Today is Carer’s Rights Day. It brings to mind the wise words of Eleanor Roosevelt, one of the drafters of the 1948 Universal Declaration of Human Rights: “where after all do universal rights begin…in small places close to home.” Human rights can help shine a light on the hidden world of unpaid carers, those family members, friends and neighbours who work tirelessly to care for some of the most vulnerable members of our community.
Why human rights matter to carers
Human rights are universal, they belong to everyone, this means people in need of care and those providing the care, Set down in laws like our Human Rights Act 1998 (HRA), they remind us that there are legal obligations to treat people with dignity, respect and fairness. The HRA is there as a vital safety net to protect people from neglect and abuse, and to empower them to make choices about their lives.
The right to respect for private and family life under the HRA (“Article 8), for example, can be important for carers and those receiving care. This right protects physical and mental well-being and being able to develop relationships and participate in community life. It can help people challenge and negotiate the adequacy of care arrangements, involve people in decisions about care options, and help people to live fulfilling and active lives.
Sadly, many carers are not aware of their rights or do not feel confident advocating for them. BIHR has been working with n-compass, an advocacy group in North West England, with a focus on the rights of carers. A consultation with local carers showed:
- 45% of respondents felt that human rights are very important or important to their caring role.
- Less than 30% felt confident that they knew what their rights were.
- Only 15% felt confident in advocating for the rights of those they care for.
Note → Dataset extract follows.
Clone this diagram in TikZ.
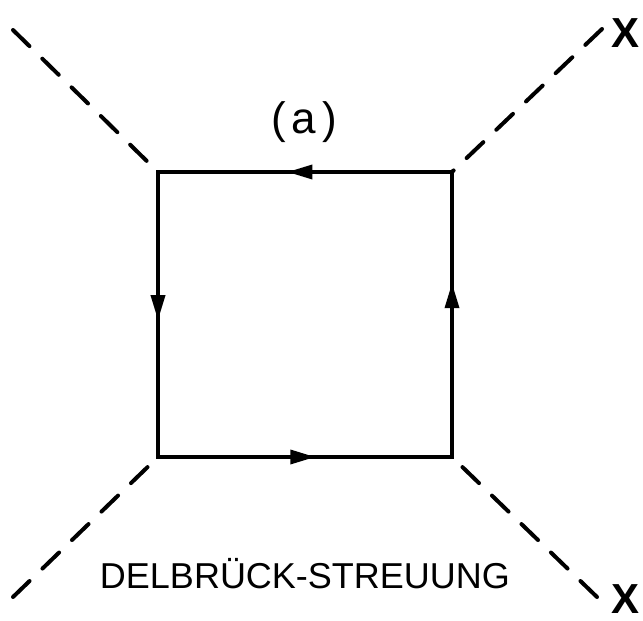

This revealed that many carers are missing out on vital support because they lack knowledge and confidence to know and secure their human rights. Essentially, lacking an important tool to help ensure their life, dignity and self-respect are protected.
A little bit of knowledge can go a long way
Knowing about human rights is an important first step in protecting them. Carers often come into contact with a range of professionals and bodies, from social services to health providers, all of whom have legal obligations under the HRA. It can be empowering for carers know they and the people they care for have rights and that public bodies have duties. This means dealing with public bodies is about ensuring the basics are in place rather than asking for a “hand-out” or a “favour”. As well as building confidence, this shift from charity to rights can also help find solutions to the challenges carers face. It can help ensure their rights and those of the people they care for are respected and protected.
Anna had multiple sclerosis and a 13-year-old son, David. David had Down’s syndrome and disruptive behaviour disorders. He had a long history of self-harming and violent attacks on his family. The family received some very limited respite care, but had not had any support in putting in place a behaviour management programme for David despite repeated requests. As a result, David had not been out of the family home for the whole of the summer break. Anna was extremely concerned that David was going to harm himself or a member of the family. The Down’s Syndrome Association wrote to the local authority asking whether the family’s right to respect for private and family life had been properly considered. They argued that the lack of support to manage David’s behaviour risked infringing both Anna’s and David’s right to participate in social and community life, as neither could access essential economic, social, cultural and recreational activities. Within two weeks David’s respite care was increased, he was referred to the local behaviour team for assessment and support and his parents were offered the opportunity to receive training on safe methods of restraint and behaviour management.
So let’s spread the word
Last month BIHR launched “Your Human Rights: A Pocket Guide for Carers”, developed in partnership with n:compass following our consultation with local carers. The Pocket Guide explains how human rights, particularly those in the Human Rights Act, are relevant to carers and those receiving their care. Carers Rights Day is an opportunity to get this information out to carers to make sure that they feel confident about their rights and the rights of their loved ones.
So don’t delay! You can share the Pocket Guide – tweet it, link to it on your website, include it in your newsletters, email it to your networks, download and distribute it. Let us know what you think, your feedback makes our Guides more useful and helps us to show funders why it is important to keep supporting these publications. BIHR has some limited hardcopies contact us on firstname.lastname@example.org for more information. Do also check out the Carer’s Rights Day webpages from Carer’s UK which has lots of useful information that can be promoted in similar ways.
Use it so we don’t lose it
Unfortunately political and media debates about the Human Rights Act are often quite negative, rarely telling the stories about how the HRA can make a difference to people in their everyday lives. When things go wrong the HRA can be a vital safety net, protecting us all in our most vulnerable moments. The HRA can also empower all people, including carers, to live fulfilling and dignified lives.
Human Rights can be a bit like good health. We don’t know how much we appreciate it until it’s gone. So now is the time to make sure we are using the law, raising awareness about it, and building more evidence for why human rights are important.